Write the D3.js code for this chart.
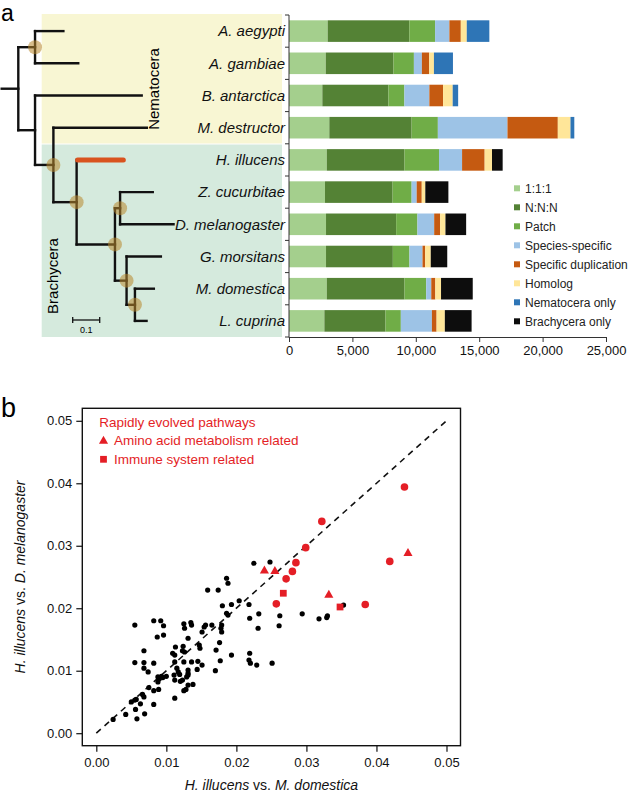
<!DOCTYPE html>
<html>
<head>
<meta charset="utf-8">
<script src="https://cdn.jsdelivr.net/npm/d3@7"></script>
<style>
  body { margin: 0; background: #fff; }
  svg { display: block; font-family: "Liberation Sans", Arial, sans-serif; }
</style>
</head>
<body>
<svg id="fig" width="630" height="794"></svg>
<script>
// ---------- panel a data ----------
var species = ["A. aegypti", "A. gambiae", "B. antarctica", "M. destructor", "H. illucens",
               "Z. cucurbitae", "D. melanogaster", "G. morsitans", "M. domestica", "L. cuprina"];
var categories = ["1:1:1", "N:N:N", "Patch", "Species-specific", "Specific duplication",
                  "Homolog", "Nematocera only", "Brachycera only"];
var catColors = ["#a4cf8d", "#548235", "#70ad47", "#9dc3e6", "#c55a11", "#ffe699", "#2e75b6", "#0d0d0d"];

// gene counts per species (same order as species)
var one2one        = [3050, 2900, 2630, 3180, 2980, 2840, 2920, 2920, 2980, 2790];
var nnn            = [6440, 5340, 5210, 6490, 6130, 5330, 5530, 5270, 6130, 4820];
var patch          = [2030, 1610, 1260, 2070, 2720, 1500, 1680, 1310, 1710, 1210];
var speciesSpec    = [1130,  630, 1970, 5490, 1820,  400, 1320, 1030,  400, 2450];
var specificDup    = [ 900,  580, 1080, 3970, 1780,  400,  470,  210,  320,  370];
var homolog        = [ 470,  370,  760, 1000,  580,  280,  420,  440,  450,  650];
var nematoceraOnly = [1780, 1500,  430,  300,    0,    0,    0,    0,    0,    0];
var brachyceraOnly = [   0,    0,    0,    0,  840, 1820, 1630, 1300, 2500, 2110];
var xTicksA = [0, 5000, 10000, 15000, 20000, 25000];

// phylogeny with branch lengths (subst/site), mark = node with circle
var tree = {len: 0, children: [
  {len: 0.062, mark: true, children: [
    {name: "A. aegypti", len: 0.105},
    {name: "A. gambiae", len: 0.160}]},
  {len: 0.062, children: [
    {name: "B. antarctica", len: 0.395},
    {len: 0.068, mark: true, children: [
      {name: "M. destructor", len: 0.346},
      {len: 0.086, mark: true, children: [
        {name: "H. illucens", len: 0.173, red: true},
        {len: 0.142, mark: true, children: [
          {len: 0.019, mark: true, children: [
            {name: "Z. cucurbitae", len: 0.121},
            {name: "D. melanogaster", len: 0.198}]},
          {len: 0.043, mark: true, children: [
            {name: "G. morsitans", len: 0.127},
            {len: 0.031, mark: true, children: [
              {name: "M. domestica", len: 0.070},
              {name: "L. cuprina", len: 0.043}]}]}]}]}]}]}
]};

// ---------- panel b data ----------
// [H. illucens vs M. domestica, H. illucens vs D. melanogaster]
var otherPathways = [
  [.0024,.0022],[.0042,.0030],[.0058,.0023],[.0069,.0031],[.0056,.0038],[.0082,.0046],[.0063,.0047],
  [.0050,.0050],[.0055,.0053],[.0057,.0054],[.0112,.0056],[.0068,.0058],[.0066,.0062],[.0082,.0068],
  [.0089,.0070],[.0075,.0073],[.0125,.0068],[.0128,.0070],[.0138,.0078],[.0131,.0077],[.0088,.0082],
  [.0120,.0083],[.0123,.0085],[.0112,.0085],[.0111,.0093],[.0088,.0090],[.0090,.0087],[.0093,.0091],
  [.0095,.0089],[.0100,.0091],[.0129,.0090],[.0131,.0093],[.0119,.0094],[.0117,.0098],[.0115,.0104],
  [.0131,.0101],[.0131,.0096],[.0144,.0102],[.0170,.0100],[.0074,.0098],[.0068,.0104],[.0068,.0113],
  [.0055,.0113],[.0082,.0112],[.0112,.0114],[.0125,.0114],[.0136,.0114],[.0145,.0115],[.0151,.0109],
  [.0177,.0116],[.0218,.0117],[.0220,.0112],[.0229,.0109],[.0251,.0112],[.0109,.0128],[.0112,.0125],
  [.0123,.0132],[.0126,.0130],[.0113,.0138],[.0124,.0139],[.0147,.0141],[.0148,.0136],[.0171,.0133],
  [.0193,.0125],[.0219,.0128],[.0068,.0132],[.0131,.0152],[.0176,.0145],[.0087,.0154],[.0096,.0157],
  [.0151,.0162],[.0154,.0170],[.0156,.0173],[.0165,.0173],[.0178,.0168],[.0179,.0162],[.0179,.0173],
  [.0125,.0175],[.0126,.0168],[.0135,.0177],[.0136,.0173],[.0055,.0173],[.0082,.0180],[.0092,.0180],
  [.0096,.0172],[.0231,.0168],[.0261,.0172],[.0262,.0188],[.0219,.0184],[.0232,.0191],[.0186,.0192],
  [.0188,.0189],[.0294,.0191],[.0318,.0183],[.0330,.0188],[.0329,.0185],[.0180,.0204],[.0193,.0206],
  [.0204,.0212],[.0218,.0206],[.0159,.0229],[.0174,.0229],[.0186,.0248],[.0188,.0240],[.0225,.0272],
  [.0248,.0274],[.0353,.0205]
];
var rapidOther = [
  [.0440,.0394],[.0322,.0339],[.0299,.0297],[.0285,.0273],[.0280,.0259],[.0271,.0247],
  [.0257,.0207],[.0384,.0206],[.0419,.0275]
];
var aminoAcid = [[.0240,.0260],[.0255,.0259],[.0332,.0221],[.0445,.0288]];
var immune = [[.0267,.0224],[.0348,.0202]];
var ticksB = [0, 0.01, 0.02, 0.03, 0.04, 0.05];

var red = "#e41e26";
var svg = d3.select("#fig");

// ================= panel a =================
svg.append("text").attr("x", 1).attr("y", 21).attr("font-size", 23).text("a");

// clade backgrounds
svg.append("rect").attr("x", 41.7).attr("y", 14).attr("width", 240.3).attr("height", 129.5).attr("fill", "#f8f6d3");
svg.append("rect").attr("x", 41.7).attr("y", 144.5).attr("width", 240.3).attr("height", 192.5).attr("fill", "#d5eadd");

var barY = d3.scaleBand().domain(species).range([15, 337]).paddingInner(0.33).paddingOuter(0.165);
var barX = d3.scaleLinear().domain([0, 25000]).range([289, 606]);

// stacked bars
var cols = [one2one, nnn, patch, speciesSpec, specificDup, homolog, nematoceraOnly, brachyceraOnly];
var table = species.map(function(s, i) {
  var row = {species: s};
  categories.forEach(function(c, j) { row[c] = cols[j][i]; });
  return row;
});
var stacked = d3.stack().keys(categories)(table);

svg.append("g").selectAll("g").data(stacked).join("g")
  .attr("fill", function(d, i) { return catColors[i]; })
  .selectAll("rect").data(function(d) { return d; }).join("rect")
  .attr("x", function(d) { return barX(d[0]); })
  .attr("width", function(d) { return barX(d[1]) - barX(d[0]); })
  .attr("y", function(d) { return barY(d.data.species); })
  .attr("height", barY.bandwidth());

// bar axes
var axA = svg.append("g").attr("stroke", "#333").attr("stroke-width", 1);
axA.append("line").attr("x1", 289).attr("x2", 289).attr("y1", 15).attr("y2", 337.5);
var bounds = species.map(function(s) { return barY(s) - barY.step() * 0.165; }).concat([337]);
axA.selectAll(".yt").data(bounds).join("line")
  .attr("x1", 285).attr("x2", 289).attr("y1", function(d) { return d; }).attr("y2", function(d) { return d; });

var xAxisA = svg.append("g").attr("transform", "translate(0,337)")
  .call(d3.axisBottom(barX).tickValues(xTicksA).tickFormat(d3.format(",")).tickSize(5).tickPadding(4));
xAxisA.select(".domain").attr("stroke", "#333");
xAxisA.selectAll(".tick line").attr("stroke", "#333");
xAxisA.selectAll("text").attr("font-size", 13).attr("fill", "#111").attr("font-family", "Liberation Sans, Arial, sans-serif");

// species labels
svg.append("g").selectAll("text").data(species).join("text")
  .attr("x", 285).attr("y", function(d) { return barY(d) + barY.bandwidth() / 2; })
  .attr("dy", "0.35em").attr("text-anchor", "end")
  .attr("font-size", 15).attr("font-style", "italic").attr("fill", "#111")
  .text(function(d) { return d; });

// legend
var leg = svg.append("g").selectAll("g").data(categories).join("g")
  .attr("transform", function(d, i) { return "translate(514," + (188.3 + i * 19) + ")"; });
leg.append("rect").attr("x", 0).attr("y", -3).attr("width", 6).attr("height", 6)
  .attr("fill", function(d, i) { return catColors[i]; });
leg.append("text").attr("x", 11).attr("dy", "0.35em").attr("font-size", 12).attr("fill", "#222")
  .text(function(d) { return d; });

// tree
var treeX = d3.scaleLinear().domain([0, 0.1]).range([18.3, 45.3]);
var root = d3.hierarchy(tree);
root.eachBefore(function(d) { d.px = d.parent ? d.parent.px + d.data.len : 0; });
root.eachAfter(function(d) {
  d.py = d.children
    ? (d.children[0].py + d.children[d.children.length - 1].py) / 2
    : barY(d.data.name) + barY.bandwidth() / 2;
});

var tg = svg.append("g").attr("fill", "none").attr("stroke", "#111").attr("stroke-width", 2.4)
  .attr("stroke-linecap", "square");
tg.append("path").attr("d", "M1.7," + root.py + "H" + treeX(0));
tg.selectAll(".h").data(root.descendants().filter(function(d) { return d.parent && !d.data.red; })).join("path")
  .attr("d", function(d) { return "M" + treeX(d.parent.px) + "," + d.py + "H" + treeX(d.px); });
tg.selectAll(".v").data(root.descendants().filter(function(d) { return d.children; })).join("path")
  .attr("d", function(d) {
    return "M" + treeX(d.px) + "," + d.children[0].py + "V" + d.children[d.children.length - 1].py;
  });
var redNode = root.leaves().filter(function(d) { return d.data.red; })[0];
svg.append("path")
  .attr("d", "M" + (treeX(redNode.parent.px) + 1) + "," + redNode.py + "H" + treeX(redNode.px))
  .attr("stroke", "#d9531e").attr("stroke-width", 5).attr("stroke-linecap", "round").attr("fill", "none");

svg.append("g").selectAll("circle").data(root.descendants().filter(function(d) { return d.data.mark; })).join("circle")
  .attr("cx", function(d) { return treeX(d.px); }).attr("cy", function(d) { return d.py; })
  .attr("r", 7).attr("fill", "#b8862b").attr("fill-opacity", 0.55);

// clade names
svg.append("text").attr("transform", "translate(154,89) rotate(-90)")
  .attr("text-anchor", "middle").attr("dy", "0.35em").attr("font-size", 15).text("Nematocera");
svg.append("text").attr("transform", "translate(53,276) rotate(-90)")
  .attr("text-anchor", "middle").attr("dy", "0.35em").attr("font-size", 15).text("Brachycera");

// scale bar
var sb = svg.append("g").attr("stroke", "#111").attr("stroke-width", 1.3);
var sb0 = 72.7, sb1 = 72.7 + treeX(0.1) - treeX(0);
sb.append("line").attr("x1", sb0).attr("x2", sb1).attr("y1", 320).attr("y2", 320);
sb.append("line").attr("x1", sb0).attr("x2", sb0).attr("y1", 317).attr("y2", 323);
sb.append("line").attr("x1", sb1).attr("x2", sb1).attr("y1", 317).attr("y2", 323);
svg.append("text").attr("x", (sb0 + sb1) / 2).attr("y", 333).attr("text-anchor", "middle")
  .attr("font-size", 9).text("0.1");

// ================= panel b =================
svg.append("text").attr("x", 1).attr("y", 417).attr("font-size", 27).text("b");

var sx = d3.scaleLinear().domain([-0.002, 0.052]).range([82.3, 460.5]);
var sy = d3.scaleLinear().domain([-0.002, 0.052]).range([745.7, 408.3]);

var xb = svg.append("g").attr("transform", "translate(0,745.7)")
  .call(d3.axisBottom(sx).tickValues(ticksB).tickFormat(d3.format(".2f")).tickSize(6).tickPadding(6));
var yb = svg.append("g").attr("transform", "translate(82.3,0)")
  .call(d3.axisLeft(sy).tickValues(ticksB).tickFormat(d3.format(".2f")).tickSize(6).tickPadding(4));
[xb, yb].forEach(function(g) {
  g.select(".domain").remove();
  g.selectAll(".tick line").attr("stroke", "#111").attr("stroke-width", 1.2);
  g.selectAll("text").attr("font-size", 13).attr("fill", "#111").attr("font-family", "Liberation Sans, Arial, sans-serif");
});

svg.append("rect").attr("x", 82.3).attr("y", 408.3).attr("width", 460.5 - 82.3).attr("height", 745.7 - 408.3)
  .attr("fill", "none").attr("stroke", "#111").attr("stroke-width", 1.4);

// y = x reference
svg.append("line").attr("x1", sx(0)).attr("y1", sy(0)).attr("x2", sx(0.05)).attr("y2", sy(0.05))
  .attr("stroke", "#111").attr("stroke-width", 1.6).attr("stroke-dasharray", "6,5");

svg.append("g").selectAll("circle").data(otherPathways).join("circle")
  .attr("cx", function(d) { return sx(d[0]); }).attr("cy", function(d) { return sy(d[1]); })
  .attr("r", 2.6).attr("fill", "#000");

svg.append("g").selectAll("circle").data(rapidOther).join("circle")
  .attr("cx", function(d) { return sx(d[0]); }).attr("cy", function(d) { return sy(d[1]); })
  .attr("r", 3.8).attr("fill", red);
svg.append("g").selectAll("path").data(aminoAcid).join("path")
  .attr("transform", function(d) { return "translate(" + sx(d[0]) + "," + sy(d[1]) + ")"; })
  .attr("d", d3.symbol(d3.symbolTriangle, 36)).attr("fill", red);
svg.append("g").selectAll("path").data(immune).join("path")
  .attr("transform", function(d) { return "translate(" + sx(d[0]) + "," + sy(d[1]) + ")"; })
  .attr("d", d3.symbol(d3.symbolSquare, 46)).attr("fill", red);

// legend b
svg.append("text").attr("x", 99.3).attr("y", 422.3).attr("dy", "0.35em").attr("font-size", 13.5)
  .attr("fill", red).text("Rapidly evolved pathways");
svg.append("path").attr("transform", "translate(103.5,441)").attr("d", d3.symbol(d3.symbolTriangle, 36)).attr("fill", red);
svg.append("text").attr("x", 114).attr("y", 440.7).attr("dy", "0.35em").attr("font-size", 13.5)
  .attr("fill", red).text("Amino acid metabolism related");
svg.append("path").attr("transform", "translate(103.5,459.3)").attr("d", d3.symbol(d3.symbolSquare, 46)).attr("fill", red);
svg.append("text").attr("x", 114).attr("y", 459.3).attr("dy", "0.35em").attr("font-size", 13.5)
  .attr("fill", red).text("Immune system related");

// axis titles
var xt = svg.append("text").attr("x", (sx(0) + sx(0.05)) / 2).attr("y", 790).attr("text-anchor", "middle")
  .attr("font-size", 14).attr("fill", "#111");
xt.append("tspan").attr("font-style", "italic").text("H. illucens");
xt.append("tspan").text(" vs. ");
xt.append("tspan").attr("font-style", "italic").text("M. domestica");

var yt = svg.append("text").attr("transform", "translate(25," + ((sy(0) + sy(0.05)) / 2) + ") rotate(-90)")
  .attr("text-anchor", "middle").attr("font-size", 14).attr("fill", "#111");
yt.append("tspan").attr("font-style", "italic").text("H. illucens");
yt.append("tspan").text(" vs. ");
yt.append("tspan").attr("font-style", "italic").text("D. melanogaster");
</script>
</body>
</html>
• • • •
### Problem to work on:
Restate the data word for word from its first line through the line with "var xTicksA = [0, 5000, 10000, 15000, 20000, 25000];", leaving out any picture along the way.

### Answer below:
Write the D3.js code for this chart.
<!DOCTYPE html>
<html>
<head>
<meta charset="utf-8">
<script src="https://cdn.jsdelivr.net/npm/d3@7"></script>
<style>
  body { margin: 0; background: #fff; }
  svg { display: block; font-family: "Liberation Sans", Arial, sans-serif; }
</style>
</head>
<body>
<svg id="fig" width="630" height="794"></svg>
<script>
// ---------- panel a data ----------
var species = ["A. aegypti", "A. gambiae", "B. antarctica", "M. destructor", "H. illucens",
               "Z. cucurbitae", "D. melanogaster", "G. morsitans", "M. domestica", "L. cuprina"];
var categories = ["1:1:1", "N:N:N", "Patch", "Species-specific", "Specific duplication",
                  "Homolog", "Nematocera only", "Brachycera only"];
var catColors = ["#a4cf8d", "#548235", "#70ad47", "#9dc3e6", "#c55a11", "#ffe699", "#2e75b6", "#0d0d0d"];

// gene counts per species (same order as species)
var one2one        = [3050, 2900, 2630, 3180, 2980, 2840, 2920, 2920, 2980, 2790];
var nnn            = [6440, 5340, 5210, 6490, 6130, 5330, 5530, 5270, 6130, 4820];
var patch          = [2030, 1610, 1260, 2070, 2720, 1500, 1680, 1310, 1710, 1210];
var speciesSpec    = [1130,  630, 1970, 5490, 1820,  400, 1320, 1030,  400, 2450];
var specificDup    = [ 900,  580, 1080, 3970, 1780,  400,  470,  210,  320,  370];
var homolog        = [ 470,  370,  760, 1000,  580,  280,  420,  440,  450,  650];
var nematoceraOnly = [1780, 1500,  430,  300,    0,    0,    0,    0,    0,    0];
var brachyceraOnly = [   0,    0,    0,    0,  840, 1820, 1630, 1300, 2500, 2110];
var xTicksA = [0, 5000, 10000, 15000, 20000, 25000];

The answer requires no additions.